SHORT TASK ▸ Return each line of the data below verbatim; pictures are to be left out.
— Begin LISTED RECORDS —
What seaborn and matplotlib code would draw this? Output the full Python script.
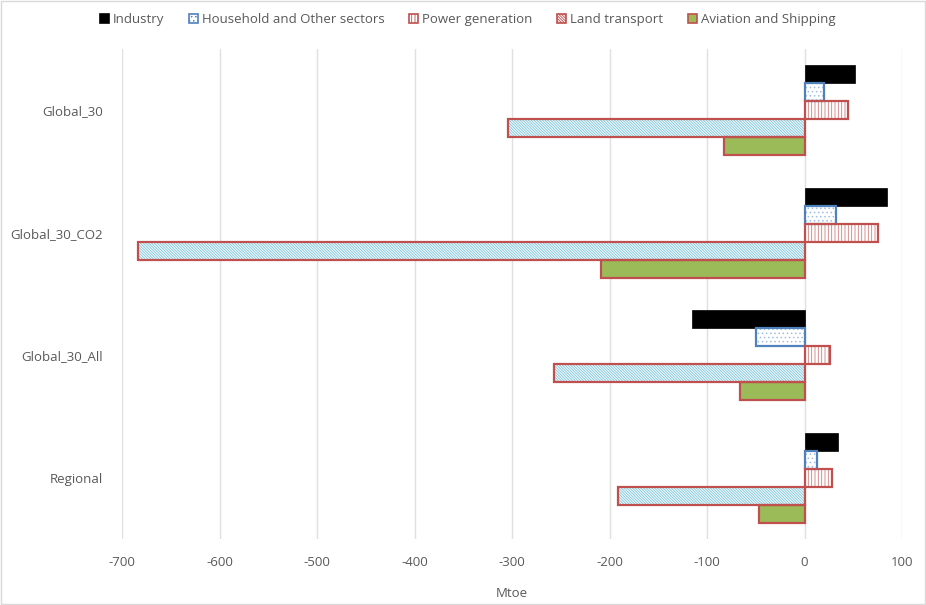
import numpy as np
import pandas as pd
import matplotlib
matplotlib.use("Agg")
import matplotlib.pyplot as plt
from matplotlib.patches import Rectangle, Patch
import seaborn as sns

# ---- data ----
scenarios = ["Global_30", "Global_30_CO2", "Global_30_All", "Regional"]
sectors = ["Industry", "Household and Other sectors", "Power generation",
           "Land transport", "Aviation and Shipping"]
industry = [52, 85, -115, 34]
household = [20, 32, -50, 13]
power = [45, 75, 26, 28]
land = [-304, -684, -257, -191]
aviation = [-83, -209, -66, -47]
x_ticks = [-700, -600, -500, -400, -300, -200, -100, 0, 100]
x_label = "Mtoe"

series = [industry, household, power, land, aviation]
rows = []
for sec, vals in zip(sectors, series):
    for sc, v in zip(scenarios, vals):
        rows.append({"Scenario": sc, "Sector": sec, "Value": v})
df = pd.DataFrame(rows)

# ---- styles ----
RED = "#C0504D"
BLUE = "#4F81BD"
styles = {
    "Industry": dict(face="black", edge="black", hatch=None, hcol=None),
    "Household and Other sectors": dict(face="white", edge=BLUE, hatch="....", hcol="#9DBDE6"),
    "Power generation": dict(face="white", edge=RED, hatch="|||||", hcol="#D27C7A"),
    "Land transport": dict(face="#F4FAFC", edge=RED, hatch="\\" * 12, hcol="#7CC6DA"),
    "Aviation and Shipping": dict(face="#9BBB59", edge=RED, hatch=None, hcol=None),
}

sns.set_theme(style="white")
plt.rcParams['font.family'] = ['Open Sans', 'DejaVu Sans']
plt.rcParams['hatch.linewidth'] = 0.6

fig = plt.figure(figsize=(9.26, 6.05), dpi=100)
ax = fig.add_axes([122 / 926, 1 - 539 / 605, 780 / 926, 490 / 605])

sns.barplot(data=df, y="Scenario", x="Value", hue="Sector", order=scenarios,
            hue_order=sectors, orient="h", width=0.735, ax=ax, legend=False,
            saturation=1, palette=["#000000"] * 5)

for sec, cont in zip(sectors, ax.containers):
    st = styles[sec]
    for p in cont:
        p.set_facecolor(st["face"])
        if st["hatch"]:
            p.set_hatch(st["hatch"])
            p.set_edgecolor(st["hcol"])
            p.set_linewidth(0)
            ax.add_patch(Rectangle(p.get_xy(), p.get_width(), p.get_height(),
                                   fill=False, edgecolor=st["edge"], lw=1.6, zorder=3))
        else:
            p.set_edgecolor(st["edge"])
            p.set_linewidth(1.6 if st["edge"] != "black" else 0.5)

ax.set_xlim(-700, 100)
ax.set_xticks(x_ticks)
ax.set_xticklabels([str(t) for t in x_ticks])
ax.xaxis.grid(True, color="#e0e0e0", lw=1)
ax.yaxis.grid(False)
ax.set_axisbelow(True)
for s in ax.spines.values():
    s.set_visible(False)
ax.tick_params(axis="both", length=0, labelsize=9.5, colors="#595959")
ax.tick_params(axis="x", pad=12)
ax.tick_params(axis="y", pad=14)
ax.set_ylabel("")
ax.set_xlabel(x_label, fontsize=9.5, color="#595959", labelpad=13)

handles = []
for sec in sectors:
    st = styles[sec]
    handles.append(Patch(facecolor=st["face"], edgecolor=st["edge"],
                         hatch=st["hatch"], lw=1.2, label=sec))
fig.legend(handles=handles, loc="center", bbox_to_anchor=(0.505, 0.967), ncol=5,
           frameon=False, fontsize=9.5, handlelength=0.65, handleheight=0.65,
           handletextpad=0.3, columnspacing=1.9, labelcolor="#595959")

fig.add_artist(Rectangle((0.001, 0.001), 0.998, 0.998, transform=fig.transFigure,
                         fill=False, edgecolor="#d9d9d9", lw=1))

fig.savefig("out.png", dpi=100)
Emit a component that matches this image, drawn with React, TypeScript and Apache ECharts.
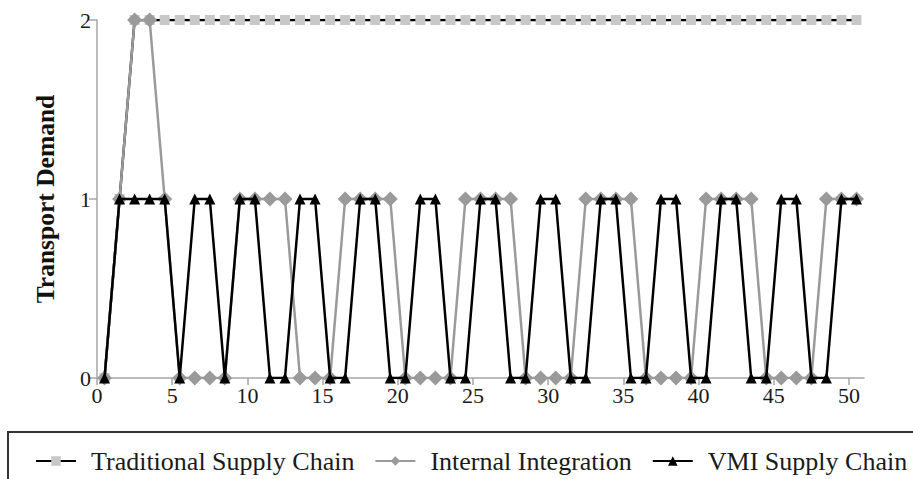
— End LISTED RECORDS —
CORRECT RESULT ▸
What seaborn and matplotlib code would draw this? Output the full Python script.
import numpy as np
import pandas as pd
import matplotlib
matplotlib.use("Agg")
import matplotlib.pyplot as plt
from matplotlib.patches import Rectangle, Patch
import seaborn as sns

# ---- data ----
scenarios = ["Global_30", "Global_30_CO2", "Global_30_All", "Regional"]
sectors = ["Industry", "Household and Other sectors", "Power generation",
           "Land transport", "Aviation and Shipping"]
industry = [52, 85, -115, 34]
household = [20, 32, -50, 13]
power = [45, 75, 26, 28]
land = [-304, -684, -257, -191]
aviation = [-83, -209, -66, -47]
x_ticks = [-700, -600, -500, -400, -300, -200, -100, 0, 100]
x_label = "Mtoe"

series = [industry, household, power, land, aviation]
rows = []
for sec, vals in zip(sectors, series):
    for sc, v in zip(scenarios, vals):
        rows.append({"Scenario": sc, "Sector": sec, "Value": v})
df = pd.DataFrame(rows)

# ---- styles ----
RED = "#C0504D"
BLUE = "#4F81BD"
styles = {
    "Industry": dict(face="black", edge="black", hatch=None, hcol=None),
    "Household and Other sectors": dict(face="white", edge=BLUE, hatch="....", hcol="#9DBDE6"),
    "Power generation": dict(face="white", edge=RED, hatch="|||||", hcol="#D27C7A"),
    "Land transport": dict(face="#F4FAFC", edge=RED, hatch="\\" * 12, hcol="#7CC6DA"),
    "Aviation and Shipping": dict(face="#9BBB59", edge=RED, hatch=None, hcol=None),
}

sns.set_theme(style="white")
plt.rcParams['font.family'] = ['Open Sans', 'DejaVu Sans']
plt.rcParams['hatch.linewidth'] = 0.6

fig = plt.figure(figsize=(9.26, 6.05), dpi=100)
ax = fig.add_axes([122 / 926, 1 - 539 / 605, 780 / 926, 490 / 605])

sns.barplot(data=df, y="Scenario", x="Value", hue="Sector", order=scenarios,
            hue_order=sectors, orient="h", width=0.735, ax=ax, legend=False,
            saturation=1, palette=["#000000"] * 5)

for sec, cont in zip(sectors, ax.containers):
    st = styles[sec]
    for p in cont:
        p.set_facecolor(st["face"])
        if st["hatch"]:
            p.set_hatch(st["hatch"])
            p.set_edgecolor(st["hcol"])
            p.set_linewidth(0)
            ax.add_patch(Rectangle(p.get_xy(), p.get_width(), p.get_height(),
                                   fill=False, edgecolor=st["edge"], lw=1.6, zorder=3))
        else:
            p.set_edgecolor(st["edge"])
            p.set_linewidth(1.6 if st["edge"] != "black" else 0.5)

ax.set_xlim(-700, 100)
ax.set_xticks(x_ticks)
ax.set_xticklabels([str(t) for t in x_ticks])
ax.xaxis.grid(True, color="#e0e0e0", lw=1)
ax.yaxis.grid(False)
ax.set_axisbelow(True)
for s in ax.spines.values():
    s.set_visible(False)
ax.tick_params(axis="both", length=0, labelsize=9.5, colors="#595959")
ax.tick_params(axis="x", pad=12)
ax.tick_params(axis="y", pad=14)
ax.set_ylabel("")
ax.set_xlabel(x_label, fontsize=9.5, color="#595959", labelpad=13)

handles = []
for sec in sectors:
    st = styles[sec]
    handles.append(Patch(facecolor=st["face"], edgecolor=st["edge"],
                         hatch=st["hatch"], lw=1.2, label=sec))
fig.legend(handles=handles, loc="center", bbox_to_anchor=(0.505, 0.967), ncol=5,
           frameon=False, fontsize=9.5, handlelength=0.65, handleheight=0.65,
           handletextpad=0.3, columnspacing=1.9, labelcolor="#595959")

fig.add_artist(Rectangle((0.001, 0.001), 0.998, 0.998, transform=fig.transFigure,
                         fill=False, edgecolor="#d9d9d9", lw=1))

fig.savefig("out.png", dpi=100)
Emit a component that matches this image, drawn with React, TypeScript and Apache ECharts.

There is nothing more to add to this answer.